Introduction

Authors

  • Yoke-Sum Wong AuArts
  • Karen Engle University of Windsor
  • Craig Campbell University of Texas, Austin

DOI:

https://doi.org/10.17742/IMAGE.SA.12.1.1

Author Biographies

Yoke-Sum Wong, AuArts

Yoke-Sum Wong left UK higher academia after wasting too much time in it and returned to Canada in the summer of 2016. She is now teaching at AuArts (formerly ACAD). She is a historical sociologist and journal editor who became lost in multidisciplinary meanderings and experimentations. During the last few years she has devoted her energy into organizing/curating international workshops, and exhibitions that bring together artists, art practitioners and academics from all disciplines. These meetings have helped produced a book co-edited with Karen Engle (University of Windsor), called Feelings of Structure (2018, MQUP).

She gets bored easily.

Karen Engle, University of Windsor

Karen Engle (PhD): I am an associate professor of Media Arts and Culture in the School of Creative Arts, at the University of Windsor. Research interests include visual culture (especially photo-based work), theories of affect, memory, and modernity. Having spent time in various disciplines (English literature, Sociology, and Visual Arts). I am a committed inter-disciplinarian. Writing is my primary medium, although I am exploring pinhole photography for this event.

Recent publications include: Feelings of Structure: Explorations in Affect, co-edited with Dr. Yoke-Sum Wong (2018, McGill-Queen’s University Press), “Fragments of Desire” with Trudi-Lynn Smith in Imaginations: Journal of Cross-Cultural Image Studies, 7, no. 1 (2016), “The Boondoggle: Lee Miller and the Vicissitudes of Private Archives” in Photographies, 8, no. 1 (2015): 85-104)., I am also author of the book Seeing Ghosts: 9/11 and the Visual Imagination (2009, McGill-Queen’s University Press)

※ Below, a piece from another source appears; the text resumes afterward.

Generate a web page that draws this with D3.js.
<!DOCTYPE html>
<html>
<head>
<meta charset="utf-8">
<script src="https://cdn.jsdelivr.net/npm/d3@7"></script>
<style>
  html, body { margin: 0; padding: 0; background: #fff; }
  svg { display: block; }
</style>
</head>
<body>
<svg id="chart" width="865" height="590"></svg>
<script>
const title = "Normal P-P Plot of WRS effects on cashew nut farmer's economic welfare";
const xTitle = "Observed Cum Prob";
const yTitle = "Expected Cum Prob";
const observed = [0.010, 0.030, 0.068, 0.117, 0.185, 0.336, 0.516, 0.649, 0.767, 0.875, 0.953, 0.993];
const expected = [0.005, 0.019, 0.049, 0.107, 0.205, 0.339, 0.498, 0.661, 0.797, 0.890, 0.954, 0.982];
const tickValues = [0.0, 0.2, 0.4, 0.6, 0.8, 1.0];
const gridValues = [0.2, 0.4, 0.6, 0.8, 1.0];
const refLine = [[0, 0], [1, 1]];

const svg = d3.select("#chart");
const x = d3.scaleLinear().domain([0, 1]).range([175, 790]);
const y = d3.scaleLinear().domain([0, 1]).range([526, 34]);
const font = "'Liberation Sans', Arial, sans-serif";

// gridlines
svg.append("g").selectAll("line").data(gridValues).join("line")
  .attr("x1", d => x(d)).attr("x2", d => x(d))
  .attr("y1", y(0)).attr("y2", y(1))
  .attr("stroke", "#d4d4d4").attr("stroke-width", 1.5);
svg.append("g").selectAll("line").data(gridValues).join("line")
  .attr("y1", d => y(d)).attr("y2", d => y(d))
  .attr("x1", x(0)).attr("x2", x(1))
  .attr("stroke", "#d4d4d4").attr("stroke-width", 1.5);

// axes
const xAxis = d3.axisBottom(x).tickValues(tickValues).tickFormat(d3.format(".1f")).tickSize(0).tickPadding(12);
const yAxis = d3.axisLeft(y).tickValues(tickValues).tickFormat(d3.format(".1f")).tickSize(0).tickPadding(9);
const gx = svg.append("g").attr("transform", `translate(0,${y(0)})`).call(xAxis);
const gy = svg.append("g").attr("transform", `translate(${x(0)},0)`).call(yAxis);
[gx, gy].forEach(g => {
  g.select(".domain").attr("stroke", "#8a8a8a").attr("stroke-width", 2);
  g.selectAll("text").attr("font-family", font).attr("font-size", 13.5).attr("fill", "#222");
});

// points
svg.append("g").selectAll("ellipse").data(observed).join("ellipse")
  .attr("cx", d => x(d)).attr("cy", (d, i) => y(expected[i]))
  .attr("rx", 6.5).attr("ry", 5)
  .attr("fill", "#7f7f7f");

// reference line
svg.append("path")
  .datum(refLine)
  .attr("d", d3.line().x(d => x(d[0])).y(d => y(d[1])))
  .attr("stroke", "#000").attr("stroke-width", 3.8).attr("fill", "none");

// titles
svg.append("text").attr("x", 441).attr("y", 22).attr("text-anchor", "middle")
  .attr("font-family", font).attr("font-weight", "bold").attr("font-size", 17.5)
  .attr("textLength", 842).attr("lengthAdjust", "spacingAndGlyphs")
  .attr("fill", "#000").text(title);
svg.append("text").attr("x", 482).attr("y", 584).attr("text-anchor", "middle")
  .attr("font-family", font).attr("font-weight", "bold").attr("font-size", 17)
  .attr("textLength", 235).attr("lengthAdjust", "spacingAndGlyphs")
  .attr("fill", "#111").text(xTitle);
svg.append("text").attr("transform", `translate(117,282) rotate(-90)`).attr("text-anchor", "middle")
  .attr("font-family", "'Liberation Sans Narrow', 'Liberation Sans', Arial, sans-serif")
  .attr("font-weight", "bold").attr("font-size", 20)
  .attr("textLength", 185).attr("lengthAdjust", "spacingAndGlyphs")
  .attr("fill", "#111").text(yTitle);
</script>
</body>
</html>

Craig Campbell, University of Texas, Austin

Craig Campbell is Associate Professor of Anthropology at the University of Texas, Austin.

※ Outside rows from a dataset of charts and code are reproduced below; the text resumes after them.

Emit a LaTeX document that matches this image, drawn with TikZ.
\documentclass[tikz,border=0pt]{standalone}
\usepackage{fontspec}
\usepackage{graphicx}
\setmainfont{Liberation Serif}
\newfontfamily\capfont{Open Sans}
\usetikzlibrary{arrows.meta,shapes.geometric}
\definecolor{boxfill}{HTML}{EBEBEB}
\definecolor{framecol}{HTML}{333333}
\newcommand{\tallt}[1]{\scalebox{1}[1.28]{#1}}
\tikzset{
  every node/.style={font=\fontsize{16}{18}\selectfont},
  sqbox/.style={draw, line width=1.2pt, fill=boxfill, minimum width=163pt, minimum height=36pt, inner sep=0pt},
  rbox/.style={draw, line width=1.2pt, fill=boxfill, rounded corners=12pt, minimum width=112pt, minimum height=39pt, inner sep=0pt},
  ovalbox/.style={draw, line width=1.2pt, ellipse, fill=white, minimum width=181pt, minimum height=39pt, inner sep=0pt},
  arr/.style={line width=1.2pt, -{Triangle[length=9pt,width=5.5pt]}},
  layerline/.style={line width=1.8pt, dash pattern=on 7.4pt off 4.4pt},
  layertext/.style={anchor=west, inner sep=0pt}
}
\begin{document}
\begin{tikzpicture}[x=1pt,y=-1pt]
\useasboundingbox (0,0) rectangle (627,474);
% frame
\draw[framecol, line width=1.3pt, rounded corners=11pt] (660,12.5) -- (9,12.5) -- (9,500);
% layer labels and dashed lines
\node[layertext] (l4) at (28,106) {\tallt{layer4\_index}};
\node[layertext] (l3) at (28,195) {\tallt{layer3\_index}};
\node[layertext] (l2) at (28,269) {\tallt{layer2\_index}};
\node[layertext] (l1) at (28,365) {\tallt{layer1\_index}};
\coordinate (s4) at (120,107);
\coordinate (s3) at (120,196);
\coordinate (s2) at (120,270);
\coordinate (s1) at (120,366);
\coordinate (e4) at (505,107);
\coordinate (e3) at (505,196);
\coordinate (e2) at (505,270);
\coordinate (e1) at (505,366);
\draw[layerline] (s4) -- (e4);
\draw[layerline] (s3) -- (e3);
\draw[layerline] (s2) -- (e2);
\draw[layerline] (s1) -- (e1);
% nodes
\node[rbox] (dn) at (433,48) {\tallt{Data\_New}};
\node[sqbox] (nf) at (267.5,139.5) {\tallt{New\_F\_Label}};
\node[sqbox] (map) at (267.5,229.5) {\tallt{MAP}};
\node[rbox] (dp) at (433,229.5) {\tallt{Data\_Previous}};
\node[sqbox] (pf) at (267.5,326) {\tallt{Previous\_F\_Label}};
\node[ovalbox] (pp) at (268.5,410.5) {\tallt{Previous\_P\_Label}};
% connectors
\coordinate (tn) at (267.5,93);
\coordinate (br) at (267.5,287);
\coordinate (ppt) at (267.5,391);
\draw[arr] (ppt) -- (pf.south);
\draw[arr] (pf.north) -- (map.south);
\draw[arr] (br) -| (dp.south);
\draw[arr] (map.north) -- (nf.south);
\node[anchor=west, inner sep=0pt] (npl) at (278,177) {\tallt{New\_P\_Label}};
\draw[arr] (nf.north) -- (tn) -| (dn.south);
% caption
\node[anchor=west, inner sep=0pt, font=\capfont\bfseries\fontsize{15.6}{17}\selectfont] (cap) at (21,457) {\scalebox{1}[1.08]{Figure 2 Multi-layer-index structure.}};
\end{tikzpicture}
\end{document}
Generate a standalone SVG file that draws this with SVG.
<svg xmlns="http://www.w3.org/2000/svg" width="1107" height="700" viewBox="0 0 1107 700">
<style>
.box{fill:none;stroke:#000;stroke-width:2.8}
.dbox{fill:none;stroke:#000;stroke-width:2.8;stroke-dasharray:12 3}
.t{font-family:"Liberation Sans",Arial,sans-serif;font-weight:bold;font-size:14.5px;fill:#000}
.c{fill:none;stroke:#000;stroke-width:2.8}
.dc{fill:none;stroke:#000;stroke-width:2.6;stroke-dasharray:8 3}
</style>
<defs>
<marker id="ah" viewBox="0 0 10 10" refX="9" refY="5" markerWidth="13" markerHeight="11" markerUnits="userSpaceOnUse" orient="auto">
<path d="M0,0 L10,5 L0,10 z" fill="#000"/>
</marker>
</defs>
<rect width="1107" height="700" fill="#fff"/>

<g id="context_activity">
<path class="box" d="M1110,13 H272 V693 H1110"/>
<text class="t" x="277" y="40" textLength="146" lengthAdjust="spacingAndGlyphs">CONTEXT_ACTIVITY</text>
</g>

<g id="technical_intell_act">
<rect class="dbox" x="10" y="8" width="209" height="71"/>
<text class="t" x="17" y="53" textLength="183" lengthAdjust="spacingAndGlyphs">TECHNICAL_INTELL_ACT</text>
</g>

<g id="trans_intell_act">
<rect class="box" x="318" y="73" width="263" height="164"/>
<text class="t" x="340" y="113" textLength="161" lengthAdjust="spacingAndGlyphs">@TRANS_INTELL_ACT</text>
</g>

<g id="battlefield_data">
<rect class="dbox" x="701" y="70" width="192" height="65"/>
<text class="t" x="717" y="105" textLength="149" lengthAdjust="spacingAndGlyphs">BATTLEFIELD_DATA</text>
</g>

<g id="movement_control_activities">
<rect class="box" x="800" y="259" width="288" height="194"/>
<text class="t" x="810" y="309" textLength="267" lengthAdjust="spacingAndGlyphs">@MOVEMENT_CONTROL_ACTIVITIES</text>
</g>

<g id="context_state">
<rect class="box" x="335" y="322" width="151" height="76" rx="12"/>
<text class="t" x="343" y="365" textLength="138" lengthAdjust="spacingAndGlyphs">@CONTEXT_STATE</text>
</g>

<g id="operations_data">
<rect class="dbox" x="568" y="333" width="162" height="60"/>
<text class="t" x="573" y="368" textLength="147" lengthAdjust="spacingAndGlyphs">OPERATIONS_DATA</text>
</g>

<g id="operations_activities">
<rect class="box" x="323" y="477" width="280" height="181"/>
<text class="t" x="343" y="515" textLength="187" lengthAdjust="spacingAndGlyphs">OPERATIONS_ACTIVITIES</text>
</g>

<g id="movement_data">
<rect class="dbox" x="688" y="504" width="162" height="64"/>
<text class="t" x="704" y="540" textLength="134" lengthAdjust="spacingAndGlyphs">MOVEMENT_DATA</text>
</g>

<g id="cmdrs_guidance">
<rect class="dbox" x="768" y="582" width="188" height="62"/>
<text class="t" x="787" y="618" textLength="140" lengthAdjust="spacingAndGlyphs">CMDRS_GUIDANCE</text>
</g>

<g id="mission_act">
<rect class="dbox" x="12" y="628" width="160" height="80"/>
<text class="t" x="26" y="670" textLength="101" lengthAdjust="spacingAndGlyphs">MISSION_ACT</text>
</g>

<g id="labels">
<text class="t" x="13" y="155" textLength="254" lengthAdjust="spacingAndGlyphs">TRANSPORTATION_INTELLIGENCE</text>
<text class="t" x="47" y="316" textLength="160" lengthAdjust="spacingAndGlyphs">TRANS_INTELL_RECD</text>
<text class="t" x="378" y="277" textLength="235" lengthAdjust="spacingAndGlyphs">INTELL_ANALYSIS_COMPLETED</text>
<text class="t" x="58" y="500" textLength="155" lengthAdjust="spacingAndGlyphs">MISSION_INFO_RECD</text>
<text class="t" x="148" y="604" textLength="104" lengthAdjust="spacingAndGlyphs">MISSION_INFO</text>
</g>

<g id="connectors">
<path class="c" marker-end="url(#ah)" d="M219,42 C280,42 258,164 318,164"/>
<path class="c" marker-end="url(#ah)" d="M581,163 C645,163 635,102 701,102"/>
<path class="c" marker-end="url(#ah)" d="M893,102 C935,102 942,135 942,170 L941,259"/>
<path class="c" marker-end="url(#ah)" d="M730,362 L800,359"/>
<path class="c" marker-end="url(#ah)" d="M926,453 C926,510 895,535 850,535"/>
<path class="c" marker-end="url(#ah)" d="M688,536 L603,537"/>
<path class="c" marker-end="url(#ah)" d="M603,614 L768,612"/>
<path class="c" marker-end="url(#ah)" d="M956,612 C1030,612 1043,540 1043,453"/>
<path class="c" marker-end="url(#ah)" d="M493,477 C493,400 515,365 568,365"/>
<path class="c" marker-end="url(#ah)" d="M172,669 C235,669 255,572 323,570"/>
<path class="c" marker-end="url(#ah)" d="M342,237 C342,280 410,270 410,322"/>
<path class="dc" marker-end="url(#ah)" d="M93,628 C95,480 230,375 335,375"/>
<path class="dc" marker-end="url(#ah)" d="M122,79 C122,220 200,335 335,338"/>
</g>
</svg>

I am fascinated with the way that making things, making art, curating exhibitions, and organizing workshops can function as devices for thinking. I was grateful when Erin Manning and Brian Massumi articulated this in their book Thought in the Act. They gave me some language to describe something I’d been doing my whole life.

I am a founding member of the Ethnographic Terminalia curatorial collective (www.ethnographicterminalia.org) and have been involved in many different making- and curating-based initiatives. Aside from creative endeavors as well as arranging for groups of people to meet and travel together to do, make, say and think stuff, I have a persistent desire to experiment with and theorize modes of description and evocation.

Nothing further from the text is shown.